What the task requires.
Retype exactly what appears below from the line containing "Recreate this image" down to the line containing "from matplotlib.ticker import", keeping both end lines. Do not include pictures.

Supplied material.
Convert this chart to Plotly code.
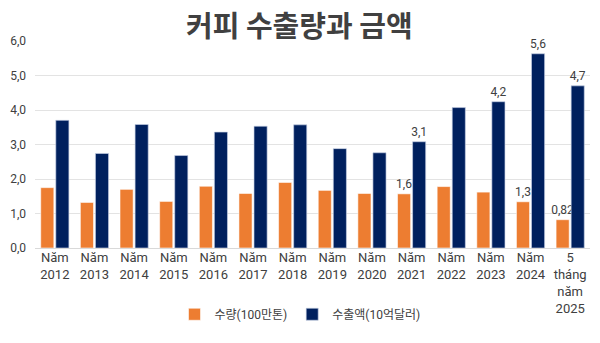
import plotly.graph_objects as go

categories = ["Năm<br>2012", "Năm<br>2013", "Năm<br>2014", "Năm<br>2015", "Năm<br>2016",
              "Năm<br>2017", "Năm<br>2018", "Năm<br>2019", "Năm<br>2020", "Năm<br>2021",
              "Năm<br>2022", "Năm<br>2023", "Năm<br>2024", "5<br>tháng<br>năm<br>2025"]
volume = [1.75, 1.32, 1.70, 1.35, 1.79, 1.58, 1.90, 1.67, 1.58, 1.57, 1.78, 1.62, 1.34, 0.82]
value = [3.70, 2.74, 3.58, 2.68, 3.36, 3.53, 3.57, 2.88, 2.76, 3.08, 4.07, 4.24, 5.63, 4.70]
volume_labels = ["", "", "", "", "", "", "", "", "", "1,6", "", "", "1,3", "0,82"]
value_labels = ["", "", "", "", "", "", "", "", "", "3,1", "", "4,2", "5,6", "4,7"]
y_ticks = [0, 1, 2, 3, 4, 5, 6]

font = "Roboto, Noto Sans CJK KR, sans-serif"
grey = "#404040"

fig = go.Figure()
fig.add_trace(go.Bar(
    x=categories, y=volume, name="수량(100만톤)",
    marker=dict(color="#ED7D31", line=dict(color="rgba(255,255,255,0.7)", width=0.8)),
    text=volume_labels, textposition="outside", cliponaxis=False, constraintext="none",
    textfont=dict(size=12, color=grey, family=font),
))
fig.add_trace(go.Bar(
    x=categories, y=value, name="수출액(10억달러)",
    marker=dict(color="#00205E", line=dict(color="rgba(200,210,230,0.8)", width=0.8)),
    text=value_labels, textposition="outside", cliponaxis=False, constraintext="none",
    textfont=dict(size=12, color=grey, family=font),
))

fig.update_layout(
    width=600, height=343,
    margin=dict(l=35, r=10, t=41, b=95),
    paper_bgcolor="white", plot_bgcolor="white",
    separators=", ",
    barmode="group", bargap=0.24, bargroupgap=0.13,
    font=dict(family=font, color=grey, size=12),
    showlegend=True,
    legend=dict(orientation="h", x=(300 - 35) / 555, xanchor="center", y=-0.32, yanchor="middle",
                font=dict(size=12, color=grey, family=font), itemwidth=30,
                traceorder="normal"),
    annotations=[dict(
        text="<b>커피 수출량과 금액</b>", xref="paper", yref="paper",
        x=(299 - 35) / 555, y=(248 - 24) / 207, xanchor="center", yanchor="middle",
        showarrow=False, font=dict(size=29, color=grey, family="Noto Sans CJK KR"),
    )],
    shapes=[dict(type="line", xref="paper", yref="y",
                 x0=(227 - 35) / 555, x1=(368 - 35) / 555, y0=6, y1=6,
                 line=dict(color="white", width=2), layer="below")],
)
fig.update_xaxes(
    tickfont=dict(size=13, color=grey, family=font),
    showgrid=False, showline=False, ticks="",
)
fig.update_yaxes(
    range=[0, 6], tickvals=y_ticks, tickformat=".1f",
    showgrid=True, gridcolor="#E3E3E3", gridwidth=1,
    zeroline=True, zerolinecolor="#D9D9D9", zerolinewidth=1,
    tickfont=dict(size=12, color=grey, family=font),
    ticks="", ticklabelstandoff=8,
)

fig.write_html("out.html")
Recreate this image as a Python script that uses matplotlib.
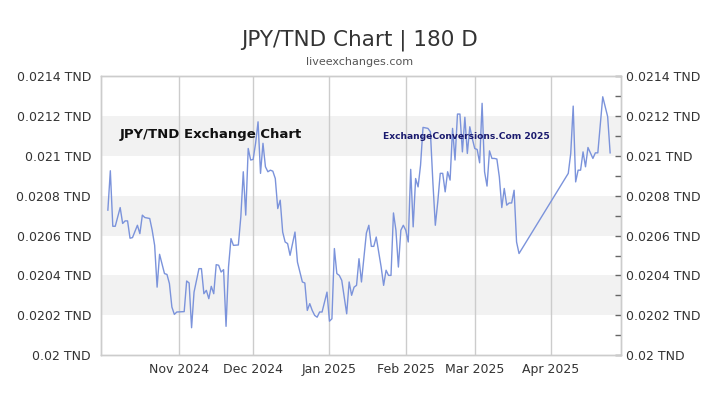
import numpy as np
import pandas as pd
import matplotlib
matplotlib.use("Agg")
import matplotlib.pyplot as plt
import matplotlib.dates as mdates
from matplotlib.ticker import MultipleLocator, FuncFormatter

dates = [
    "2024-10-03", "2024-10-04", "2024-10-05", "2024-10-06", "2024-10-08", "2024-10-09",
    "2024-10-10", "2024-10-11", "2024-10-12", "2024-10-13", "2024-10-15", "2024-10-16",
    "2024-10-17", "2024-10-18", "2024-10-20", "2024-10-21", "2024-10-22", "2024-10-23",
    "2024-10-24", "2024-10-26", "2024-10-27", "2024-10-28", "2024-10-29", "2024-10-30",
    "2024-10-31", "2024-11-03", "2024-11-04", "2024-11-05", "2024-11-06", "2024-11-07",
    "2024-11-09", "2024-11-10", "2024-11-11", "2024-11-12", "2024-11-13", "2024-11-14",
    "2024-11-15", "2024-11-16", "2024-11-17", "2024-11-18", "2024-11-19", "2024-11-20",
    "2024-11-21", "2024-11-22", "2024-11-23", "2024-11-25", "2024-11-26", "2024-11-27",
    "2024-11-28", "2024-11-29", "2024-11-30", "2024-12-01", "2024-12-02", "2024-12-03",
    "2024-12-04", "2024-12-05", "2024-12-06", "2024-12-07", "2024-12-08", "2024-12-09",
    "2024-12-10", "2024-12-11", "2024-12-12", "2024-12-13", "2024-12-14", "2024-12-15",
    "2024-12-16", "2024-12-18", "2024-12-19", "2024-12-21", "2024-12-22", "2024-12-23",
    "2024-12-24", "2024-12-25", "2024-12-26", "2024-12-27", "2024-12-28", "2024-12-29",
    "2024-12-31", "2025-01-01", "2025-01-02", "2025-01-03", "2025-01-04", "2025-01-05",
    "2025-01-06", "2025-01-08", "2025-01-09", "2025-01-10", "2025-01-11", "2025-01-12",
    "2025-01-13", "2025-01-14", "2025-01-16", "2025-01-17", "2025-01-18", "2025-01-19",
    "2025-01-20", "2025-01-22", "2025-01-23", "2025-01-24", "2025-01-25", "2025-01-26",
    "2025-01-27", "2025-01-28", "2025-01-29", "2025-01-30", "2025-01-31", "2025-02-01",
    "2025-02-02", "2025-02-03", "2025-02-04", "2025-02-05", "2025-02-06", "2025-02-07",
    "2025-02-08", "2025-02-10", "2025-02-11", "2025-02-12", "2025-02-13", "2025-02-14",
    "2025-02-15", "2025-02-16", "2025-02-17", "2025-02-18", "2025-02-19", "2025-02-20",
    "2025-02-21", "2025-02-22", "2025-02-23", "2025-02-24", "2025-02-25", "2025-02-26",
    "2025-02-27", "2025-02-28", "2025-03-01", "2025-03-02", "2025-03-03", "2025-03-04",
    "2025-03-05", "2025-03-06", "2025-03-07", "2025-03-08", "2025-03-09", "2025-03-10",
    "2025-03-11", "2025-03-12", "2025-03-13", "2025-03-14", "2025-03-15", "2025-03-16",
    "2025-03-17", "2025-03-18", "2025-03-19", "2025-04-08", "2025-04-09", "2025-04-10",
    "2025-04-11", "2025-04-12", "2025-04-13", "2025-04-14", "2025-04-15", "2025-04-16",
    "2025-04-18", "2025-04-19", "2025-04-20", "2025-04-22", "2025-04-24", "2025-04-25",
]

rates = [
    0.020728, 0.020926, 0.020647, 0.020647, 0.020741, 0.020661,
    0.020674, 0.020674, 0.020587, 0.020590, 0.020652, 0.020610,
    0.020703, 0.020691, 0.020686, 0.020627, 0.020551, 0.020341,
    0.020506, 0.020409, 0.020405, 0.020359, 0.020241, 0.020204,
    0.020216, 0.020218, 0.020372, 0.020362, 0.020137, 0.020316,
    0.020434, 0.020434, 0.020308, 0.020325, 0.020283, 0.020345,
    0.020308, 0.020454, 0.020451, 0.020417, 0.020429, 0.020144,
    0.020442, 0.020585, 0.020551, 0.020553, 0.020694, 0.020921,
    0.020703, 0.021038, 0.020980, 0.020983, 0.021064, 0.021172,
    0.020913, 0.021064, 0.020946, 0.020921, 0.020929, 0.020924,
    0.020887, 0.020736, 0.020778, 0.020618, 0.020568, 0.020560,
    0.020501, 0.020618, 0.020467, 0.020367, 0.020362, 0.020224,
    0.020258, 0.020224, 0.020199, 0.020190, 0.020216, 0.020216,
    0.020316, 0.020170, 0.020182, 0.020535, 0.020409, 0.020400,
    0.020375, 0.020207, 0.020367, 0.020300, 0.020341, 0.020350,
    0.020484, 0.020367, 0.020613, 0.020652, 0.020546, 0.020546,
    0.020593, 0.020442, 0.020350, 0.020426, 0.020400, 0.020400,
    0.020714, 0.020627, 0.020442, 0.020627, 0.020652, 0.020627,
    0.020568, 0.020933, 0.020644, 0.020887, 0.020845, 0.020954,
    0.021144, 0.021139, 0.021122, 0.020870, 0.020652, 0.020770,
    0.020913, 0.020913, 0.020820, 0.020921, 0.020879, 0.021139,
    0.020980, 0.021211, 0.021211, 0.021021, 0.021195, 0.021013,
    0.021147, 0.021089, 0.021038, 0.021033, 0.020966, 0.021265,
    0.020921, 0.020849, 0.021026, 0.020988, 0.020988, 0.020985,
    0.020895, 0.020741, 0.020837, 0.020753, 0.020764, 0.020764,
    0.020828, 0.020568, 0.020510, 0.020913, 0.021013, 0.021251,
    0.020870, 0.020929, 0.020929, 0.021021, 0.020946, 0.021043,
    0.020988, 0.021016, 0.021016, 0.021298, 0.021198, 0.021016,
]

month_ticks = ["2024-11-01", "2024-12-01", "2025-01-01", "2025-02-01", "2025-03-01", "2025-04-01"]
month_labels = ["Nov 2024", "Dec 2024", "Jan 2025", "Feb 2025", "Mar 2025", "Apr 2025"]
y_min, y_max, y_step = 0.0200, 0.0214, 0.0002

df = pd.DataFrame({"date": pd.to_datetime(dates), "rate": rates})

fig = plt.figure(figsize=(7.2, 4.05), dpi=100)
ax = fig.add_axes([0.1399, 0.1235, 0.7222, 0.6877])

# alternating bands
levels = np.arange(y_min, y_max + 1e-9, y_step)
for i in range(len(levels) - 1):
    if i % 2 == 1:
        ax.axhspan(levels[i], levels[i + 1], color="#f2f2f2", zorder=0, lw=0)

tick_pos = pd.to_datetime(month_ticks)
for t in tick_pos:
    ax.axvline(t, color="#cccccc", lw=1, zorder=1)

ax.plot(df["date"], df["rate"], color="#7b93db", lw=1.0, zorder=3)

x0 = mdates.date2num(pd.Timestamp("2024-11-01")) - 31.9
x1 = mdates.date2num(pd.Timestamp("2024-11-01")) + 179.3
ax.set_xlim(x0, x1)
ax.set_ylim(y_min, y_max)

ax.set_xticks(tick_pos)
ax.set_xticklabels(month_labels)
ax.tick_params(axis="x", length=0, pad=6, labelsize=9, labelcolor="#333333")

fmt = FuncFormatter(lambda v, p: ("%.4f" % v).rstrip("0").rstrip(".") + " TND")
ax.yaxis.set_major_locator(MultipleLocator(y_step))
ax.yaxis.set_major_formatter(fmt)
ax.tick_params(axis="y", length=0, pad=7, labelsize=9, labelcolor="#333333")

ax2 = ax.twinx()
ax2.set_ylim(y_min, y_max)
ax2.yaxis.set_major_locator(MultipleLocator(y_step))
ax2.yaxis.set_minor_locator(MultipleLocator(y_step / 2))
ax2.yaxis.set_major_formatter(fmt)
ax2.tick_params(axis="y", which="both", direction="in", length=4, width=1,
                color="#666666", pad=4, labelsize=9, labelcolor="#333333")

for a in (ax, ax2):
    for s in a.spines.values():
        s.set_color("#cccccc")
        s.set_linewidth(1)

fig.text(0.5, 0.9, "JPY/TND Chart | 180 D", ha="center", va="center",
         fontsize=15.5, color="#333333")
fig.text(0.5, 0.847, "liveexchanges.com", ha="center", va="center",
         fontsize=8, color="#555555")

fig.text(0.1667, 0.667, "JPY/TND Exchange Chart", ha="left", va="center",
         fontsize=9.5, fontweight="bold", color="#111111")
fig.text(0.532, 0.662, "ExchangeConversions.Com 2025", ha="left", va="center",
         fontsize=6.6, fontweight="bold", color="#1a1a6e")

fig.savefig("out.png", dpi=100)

Answer to the problem.
Recreate this image as a Python script that uses matplotlib.
import numpy as np
import pandas as pd
import matplotlib
matplotlib.use("Agg")
import matplotlib.pyplot as plt
import matplotlib.dates as mdates
from matplotlib.ticker import MultipleLocator, FuncFormatter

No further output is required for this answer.